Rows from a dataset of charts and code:
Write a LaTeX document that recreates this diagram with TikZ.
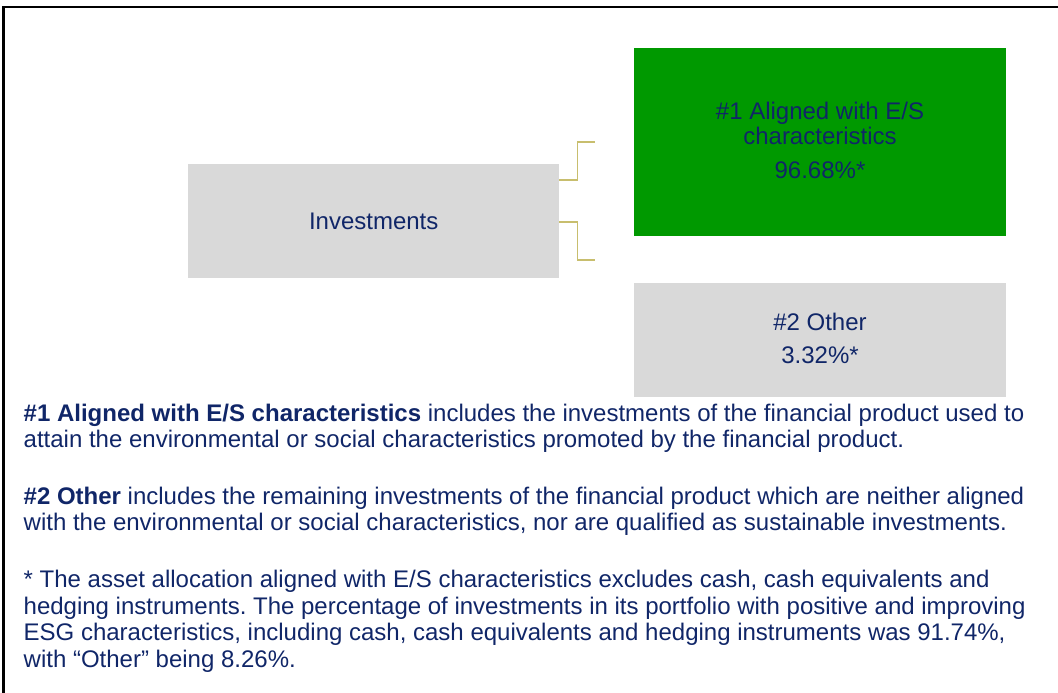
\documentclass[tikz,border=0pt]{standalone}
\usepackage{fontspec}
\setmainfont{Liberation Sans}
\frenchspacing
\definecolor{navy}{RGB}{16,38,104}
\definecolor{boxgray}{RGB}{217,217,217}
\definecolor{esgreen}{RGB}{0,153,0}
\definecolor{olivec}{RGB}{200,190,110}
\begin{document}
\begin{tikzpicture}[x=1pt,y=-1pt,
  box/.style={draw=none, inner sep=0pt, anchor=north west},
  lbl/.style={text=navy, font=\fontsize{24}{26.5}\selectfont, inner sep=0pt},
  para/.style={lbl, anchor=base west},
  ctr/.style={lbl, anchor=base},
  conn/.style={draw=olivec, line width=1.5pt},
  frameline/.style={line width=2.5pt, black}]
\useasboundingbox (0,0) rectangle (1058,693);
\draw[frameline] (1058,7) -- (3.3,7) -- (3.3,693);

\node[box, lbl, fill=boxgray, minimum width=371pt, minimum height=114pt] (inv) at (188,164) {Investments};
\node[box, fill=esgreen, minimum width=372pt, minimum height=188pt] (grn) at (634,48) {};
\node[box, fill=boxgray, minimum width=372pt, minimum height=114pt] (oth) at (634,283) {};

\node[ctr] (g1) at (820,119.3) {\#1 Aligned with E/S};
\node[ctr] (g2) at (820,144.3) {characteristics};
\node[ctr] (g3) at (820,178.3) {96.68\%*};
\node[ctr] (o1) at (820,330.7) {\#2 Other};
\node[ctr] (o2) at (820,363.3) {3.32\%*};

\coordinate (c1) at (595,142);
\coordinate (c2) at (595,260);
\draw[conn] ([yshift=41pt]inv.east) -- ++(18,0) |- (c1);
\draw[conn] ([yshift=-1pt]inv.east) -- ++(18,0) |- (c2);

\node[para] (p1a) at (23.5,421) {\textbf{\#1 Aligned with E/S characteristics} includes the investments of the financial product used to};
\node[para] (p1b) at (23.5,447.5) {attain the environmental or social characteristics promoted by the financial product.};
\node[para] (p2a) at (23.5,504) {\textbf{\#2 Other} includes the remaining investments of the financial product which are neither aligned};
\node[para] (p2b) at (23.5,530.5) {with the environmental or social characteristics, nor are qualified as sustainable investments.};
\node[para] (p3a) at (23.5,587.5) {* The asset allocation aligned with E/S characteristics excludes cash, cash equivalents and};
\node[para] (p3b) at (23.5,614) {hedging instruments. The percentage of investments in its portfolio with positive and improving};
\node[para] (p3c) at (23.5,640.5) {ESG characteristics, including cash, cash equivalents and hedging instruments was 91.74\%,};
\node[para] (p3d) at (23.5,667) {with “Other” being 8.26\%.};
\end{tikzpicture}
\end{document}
--
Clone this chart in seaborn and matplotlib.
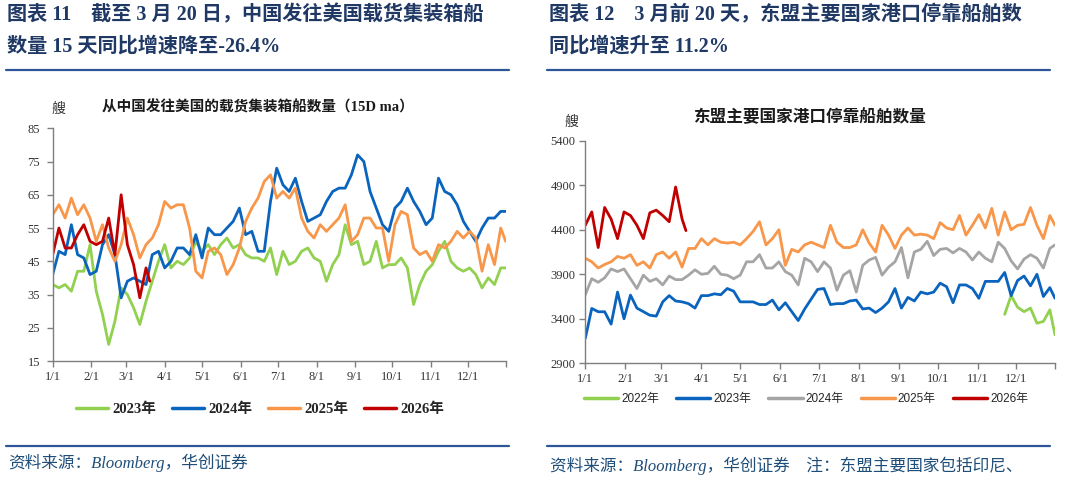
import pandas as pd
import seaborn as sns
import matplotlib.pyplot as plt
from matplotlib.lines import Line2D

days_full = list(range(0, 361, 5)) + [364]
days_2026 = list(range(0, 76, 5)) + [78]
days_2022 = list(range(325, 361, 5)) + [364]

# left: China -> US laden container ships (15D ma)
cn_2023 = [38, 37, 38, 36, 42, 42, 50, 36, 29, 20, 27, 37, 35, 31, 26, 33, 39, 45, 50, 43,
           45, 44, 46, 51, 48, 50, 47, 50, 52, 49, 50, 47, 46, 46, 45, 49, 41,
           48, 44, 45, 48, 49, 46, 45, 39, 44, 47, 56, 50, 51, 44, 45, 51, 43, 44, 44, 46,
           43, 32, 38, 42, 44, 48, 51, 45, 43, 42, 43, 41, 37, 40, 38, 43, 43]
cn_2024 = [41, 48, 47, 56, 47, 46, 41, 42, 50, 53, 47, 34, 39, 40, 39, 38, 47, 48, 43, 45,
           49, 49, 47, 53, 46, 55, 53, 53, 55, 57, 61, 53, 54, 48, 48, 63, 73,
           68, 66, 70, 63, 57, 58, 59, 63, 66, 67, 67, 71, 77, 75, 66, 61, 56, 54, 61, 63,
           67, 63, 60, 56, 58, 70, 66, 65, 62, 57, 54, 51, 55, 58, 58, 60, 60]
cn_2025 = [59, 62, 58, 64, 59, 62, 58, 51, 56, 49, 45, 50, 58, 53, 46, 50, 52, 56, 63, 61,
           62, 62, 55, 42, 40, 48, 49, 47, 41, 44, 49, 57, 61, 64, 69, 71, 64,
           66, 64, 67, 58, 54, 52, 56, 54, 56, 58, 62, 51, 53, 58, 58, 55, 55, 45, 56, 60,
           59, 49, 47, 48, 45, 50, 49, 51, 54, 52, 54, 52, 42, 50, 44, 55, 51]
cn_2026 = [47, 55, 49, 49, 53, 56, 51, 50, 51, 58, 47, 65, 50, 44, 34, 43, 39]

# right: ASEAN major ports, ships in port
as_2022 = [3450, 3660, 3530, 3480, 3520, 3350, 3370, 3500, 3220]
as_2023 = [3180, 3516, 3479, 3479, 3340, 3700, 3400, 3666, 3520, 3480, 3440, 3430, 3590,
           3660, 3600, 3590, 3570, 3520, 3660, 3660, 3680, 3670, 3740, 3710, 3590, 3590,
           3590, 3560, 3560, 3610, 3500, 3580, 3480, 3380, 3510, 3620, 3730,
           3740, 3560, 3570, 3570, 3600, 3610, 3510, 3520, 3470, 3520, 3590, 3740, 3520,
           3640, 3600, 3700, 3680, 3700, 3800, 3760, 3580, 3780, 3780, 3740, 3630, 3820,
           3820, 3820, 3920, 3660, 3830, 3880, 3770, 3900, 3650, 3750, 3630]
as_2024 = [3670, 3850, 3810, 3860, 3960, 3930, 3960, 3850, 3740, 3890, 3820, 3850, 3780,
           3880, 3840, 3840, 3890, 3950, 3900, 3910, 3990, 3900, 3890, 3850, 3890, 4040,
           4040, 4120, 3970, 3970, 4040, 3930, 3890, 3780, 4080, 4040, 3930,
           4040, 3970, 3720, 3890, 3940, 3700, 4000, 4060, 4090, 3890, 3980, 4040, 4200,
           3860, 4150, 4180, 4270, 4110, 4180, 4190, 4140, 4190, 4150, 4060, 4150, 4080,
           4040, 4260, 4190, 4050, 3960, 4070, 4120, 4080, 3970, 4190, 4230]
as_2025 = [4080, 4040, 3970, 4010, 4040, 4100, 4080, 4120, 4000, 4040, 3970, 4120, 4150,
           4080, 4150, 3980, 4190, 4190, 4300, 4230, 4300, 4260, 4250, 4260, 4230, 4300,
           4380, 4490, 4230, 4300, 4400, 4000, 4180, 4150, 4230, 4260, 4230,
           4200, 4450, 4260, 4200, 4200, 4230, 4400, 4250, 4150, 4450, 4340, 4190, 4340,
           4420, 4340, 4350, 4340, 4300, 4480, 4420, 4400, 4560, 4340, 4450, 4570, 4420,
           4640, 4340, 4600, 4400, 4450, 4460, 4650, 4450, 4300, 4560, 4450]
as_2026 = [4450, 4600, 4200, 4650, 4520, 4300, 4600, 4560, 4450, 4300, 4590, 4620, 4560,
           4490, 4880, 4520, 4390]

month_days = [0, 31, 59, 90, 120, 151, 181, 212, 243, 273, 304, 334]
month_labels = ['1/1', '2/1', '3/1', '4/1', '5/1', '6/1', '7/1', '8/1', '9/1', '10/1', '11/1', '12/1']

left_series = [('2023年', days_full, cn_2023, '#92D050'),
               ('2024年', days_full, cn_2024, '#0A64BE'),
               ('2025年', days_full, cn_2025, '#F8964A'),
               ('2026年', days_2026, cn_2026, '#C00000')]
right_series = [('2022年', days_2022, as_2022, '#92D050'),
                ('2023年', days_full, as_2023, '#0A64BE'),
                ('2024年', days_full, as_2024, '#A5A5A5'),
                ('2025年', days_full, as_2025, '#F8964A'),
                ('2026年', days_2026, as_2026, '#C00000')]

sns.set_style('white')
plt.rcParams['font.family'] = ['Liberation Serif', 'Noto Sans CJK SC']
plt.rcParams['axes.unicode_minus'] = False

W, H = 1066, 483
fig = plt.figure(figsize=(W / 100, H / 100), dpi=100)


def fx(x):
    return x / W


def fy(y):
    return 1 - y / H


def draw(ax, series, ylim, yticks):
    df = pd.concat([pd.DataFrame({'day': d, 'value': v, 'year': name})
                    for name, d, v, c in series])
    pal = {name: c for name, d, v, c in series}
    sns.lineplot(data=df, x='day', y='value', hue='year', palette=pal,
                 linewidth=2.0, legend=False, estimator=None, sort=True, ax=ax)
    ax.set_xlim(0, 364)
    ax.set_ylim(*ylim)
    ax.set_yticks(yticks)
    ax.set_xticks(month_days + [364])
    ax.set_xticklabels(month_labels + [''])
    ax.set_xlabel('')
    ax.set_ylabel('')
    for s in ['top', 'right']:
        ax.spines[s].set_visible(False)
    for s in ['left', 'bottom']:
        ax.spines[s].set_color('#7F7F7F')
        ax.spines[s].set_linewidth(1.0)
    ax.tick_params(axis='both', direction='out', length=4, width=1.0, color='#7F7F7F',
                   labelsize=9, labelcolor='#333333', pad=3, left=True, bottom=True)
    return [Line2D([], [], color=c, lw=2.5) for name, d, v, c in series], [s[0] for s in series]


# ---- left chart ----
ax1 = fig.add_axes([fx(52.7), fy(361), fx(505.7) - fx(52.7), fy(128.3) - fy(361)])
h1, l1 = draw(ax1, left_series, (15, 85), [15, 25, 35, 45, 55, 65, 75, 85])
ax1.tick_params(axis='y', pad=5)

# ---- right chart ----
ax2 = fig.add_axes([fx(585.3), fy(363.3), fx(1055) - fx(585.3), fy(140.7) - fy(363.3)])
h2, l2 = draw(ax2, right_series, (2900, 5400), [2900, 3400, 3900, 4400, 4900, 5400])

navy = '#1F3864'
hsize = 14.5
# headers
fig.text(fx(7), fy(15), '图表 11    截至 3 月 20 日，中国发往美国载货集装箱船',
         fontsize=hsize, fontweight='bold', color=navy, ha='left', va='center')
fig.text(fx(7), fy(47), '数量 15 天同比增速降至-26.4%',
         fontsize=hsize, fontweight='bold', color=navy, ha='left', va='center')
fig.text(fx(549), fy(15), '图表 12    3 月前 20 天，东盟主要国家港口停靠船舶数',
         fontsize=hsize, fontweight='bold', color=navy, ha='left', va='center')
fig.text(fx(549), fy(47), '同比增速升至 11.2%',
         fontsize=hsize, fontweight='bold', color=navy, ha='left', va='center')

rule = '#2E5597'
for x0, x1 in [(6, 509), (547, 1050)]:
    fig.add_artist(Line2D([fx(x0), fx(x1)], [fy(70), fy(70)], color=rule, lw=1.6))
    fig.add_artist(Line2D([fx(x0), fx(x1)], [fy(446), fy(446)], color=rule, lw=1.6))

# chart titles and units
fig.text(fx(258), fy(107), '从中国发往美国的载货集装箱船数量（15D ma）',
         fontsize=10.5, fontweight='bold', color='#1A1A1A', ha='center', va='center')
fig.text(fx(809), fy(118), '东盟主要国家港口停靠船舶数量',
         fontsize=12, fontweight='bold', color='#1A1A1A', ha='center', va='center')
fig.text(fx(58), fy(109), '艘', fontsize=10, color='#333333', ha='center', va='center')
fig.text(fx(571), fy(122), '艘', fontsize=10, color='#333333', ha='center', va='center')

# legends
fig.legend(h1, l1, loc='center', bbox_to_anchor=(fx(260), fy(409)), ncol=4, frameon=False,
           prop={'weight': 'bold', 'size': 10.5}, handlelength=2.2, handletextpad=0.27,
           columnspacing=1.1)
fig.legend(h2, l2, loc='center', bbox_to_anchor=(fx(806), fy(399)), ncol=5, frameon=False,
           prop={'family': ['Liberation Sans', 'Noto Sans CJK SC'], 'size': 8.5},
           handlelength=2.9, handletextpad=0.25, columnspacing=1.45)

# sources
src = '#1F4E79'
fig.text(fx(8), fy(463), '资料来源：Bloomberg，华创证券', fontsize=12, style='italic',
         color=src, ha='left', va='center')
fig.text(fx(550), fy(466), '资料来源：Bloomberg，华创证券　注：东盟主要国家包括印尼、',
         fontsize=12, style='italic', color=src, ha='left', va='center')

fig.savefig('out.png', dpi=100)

WORK REQUIRED: Skip the pictures. Set down only the lines from the one containing "Clone this chart in seaborn and matplotlib." through the one containing "days_2022 = list(range(325, 361, 5)) + [364]", exactly as they appear, ends included.

RESPONSE:
Clone this chart in seaborn and matplotlib.
import pandas as pd
import seaborn as sns
import matplotlib.pyplot as plt
from matplotlib.lines import Line2D

days_full = list(range(0, 361, 5)) + [364]
days_2026 = list(range(0, 76, 5)) + [78]
days_2022 = list(range(325, 361, 5)) + [364]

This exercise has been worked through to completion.